ロール・モデルについて (On a Role Model)

 2020 年のセンター試験 (英語) を見ていたら、” a role model” という言葉が目についた。その文章では、語り手が選んだ二人のロール・モデルの特徴は、他人の不幸に同情し、人を助けることで世界をいい方向に努力する人と語られている。 (The main characteristics of my two role models are that they sympathize with other people’s distress and are committed to improving the world by helping others.)

 “a role model” という項目に、竹林滋『新英和大辞典』第六版 (研究社、2002 年)では「役割モデル<何らかの社会的役割がよく果たせて、他人の見本になるような人>」と説明している。しかし犯罪者などをロール・モデルに選択するような人もいるので、ロール・モデルがすべて立派な人とは限らない。
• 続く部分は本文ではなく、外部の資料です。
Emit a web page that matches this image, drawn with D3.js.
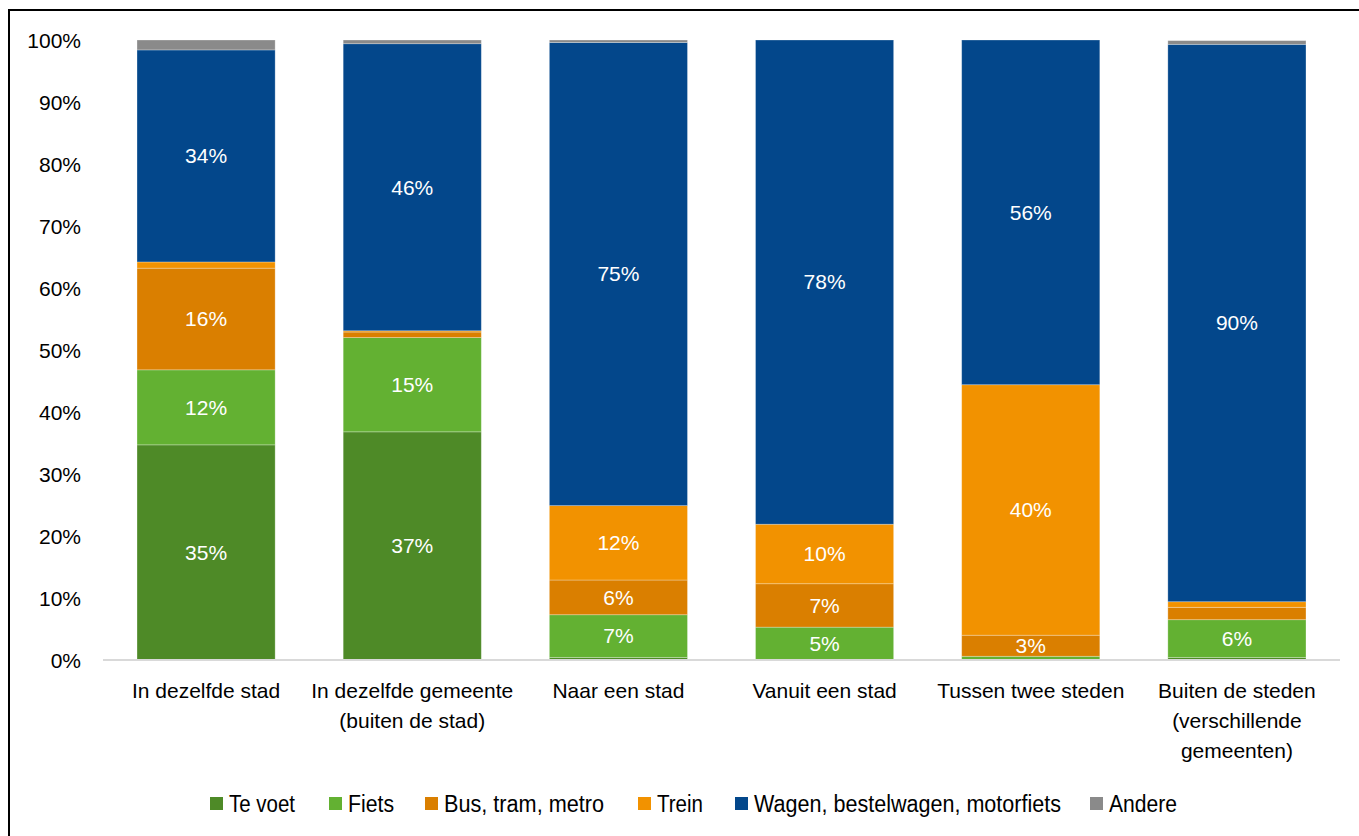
<!DOCTYPE html>
<html>
<head>
<meta charset="utf-8">
<script src="https://cdn.jsdelivr.net/npm/d3@7/dist/d3.min.js"></script>
<style>
  html, body { margin: 0; padding: 0; background: #fff; }
  svg { display: block; }
</style>
</head>
<body>
<svg id="chart" width="1359" height="836"></svg>
<script>
// Verplaatsingen per type traject, aandeel per vervoermiddel (%)
const categories = [
  ["In dezelfde stad"],
  ["In dezelfde gemeente", "(buiten de stad)"],
  ["Naar een stad"],
  ["Vanuit een stad"],
  ["Tussen twee steden"],
  ["Buiten de steden", "(verschillende", "gemeenten)"]
];
const modes = ["Te voet", "Fiets", "Bus, tram, metro", "Trein", "Wagen, bestelwagen, motorfiets", "Andere"];
const teVoet  = [34.7, 36.8, 0.4, 0.1, 0.0, 0.4];
const fiets   = [12.1, 15.2, 6.9, 5.2, 0.6, 6.1];
const bus     = [16.4, 0.9, 5.6, 7.0, 3.4, 2.0];
const trein   = [1.0, 0.2, 12.0, 9.6, 40.4, 0.9];
const wagen   = [34.2, 46.3, 74.7, 78.1, 55.6, 89.9];
const andere  = [1.6, 0.6, 0.4, 0.0, 0.0, 0.6];
const yTicks  = [0, 10, 20, 30, 40, 50, 60, 70, 80, 90, 100];
const colors  = ["#4e8a27", "#63b132", "#da7f00", "#f29200", "#03478b", "#8a8a8a"];

// legend layout (x of each swatch, width of each condensed label)
const legendX = [210, 329, 425, 638, 735, 1090];
const legendW = [66, 46, 160, 46, 307, 68];

const series = [teVoet, fiets, bus, trein, wagen, andere];
const rows = categories.map((c, i) => {
  const r = { key: i };
  modes.forEach((m, j) => { r[m] = series[j][i]; });
  return r;
});

const svg = d3.select("#chart");
const font = "'Liberation Sans', Arial, sans-serif";
const fs = 21;

// frame
svg.append("rect")
  .attr("x", 9).attr("y", 10)
  .attr("width", 1400).attr("height", 900)
  .attr("fill", "none").attr("stroke", "#000").attr("stroke-width", 2);

const x = d3.scaleBand()
  .domain(d3.range(categories.length))
  .range([103, 1340])
  .paddingInner(0.33)
  .paddingOuter(0.165);

const y = d3.scaleLinear().domain([0, 100]).range([660, 40]);

// y axis labels
const yAxis = d3.axisLeft(y).tickValues(yTicks).tickFormat(d => d + "%").tickSize(0).tickPadding(0);
const ya = svg.append("g").attr("transform", "translate(81,0)").call(yAxis);
ya.select(".domain").remove();
ya.selectAll("text")
  .attr("font-family", font).attr("font-size", fs).attr("fill", "#000")
  .attr("dy", "0.35em");

const stack = d3.stack().keys(modes)(rows);

const layer = svg.append("g").selectAll("g")
  .data(stack).join("g")
  .attr("fill", (d, i) => colors[i]);

layer.selectAll("rect")
  .data(d => d.map(v => ({ v, key: d.key })))
  .join("rect")
  .attr("x", d => x(d.v.data.key))
  .attr("width", x.bandwidth())
  .attr("y", d => y(d.v[1]))
  .attr("height", d => Math.max(0, y(d.v[0]) - y(d.v[1])))
  .attr("stroke", "rgba(255,255,255,0.35)")
  .attr("stroke-width", d => (d.v[1] - d.v[0]) > 0 ? 0.8 : 0);

// value labels
const labels = [];
stack.forEach(s => s.forEach(v => {
  const val = v[1] - v[0];
  if (val >= 2.5) labels.push({ v, val });
}));
svg.append("g").selectAll("text")
  .data(labels).join("text")
  .attr("x", d => x(d.v.data.key) + x.bandwidth() / 2)
  .attr("y", d => y((d.v[0] + d.v[1]) / 2))
  .attr("dy", "0.35em")
  .attr("text-anchor", "middle")
  .attr("font-family", font).attr("font-size", fs).attr("fill", "#fff")
  .text(d => Math.round(d.val) + "%");

// x baseline
const xAxis = d3.axisBottom(x).tickSize(0).tickFormat("");
const xa = svg.append("g").attr("transform", "translate(0,660)").call(xAxis);
xa.select(".domain").attr("stroke", "#d9d9d9").attr("stroke-width", 2)
  .attr("d", "M103,0H1340");

// category labels
const cat = svg.append("g").selectAll("text")
  .data(categories).join("text")
  .attr("x", (d, i) => x(i) + x.bandwidth() / 2)
  .attr("y", 698)
  .attr("text-anchor", "middle")
  .attr("font-family", font).attr("font-size", fs).attr("fill", "#000");
cat.selectAll("tspan")
  .data(d => d).join("tspan")
  .attr("x", function () { return this.parentNode.getAttribute("x"); })
  .attr("dy", (d, i) => i === 0 ? 0 : 30)
  .text(d => d);

// legend
const lg = svg.append("g").selectAll("g")
  .data(modes).join("g")
  .attr("transform", (d, i) => `translate(${legendX[i]},797)`);
lg.append("rect").attr("width", 13).attr("height", 13).attr("fill", (d, i) => colors[i]);
lg.append("text")
  .attr("x", 19).attr("y", 6.5).attr("dy", "0.36em")
  .attr("font-family", font)
  .attr("font-size", 23).attr("fill", "#000")
  .attr("textLength", (d, i) => legendW[i])
  .attr("lengthAdjust", "spacingAndGlyphs")
  .text(d => d);
</script>
</body>
</html>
そこで Oxford Dictionary of English Second Edition (Oxford University Press, 2005) で “a role model” の項目を引いてみると、’a person looked to by others as an example to be imitated’ と定義付けているので、立派なロール・モデルばかりではないのであろう。

 Stanton Samenow 博士が Psychology Today で論じているが、人が最初にロール・モデルに選択する人物は両親が多い。もし両親が犯罪者であれば、その子供も犯罪者になる確率は大きいと考えられる。しかし同じ家庭内の兄弟姉妹では、両親と同じように犯罪者になるとは限らない。 (However, their siblings did not emulate their parents and become delinquents or criminals.) 博士は論文の最後に「ロール・モデルが重要なことは否定できない。しかしロール・モデルが必ずしもどのような人間になるかを決めるとは限らない」 (There is no denying that role models are important. But they do not necessarily determine how we will turn out. ) と結論している。

 人は生まれた時の環境が重要であることは間違いないが、その環境が人格形成に決定的な影響を与えるとは限らないということである。少し希望が見えてきた。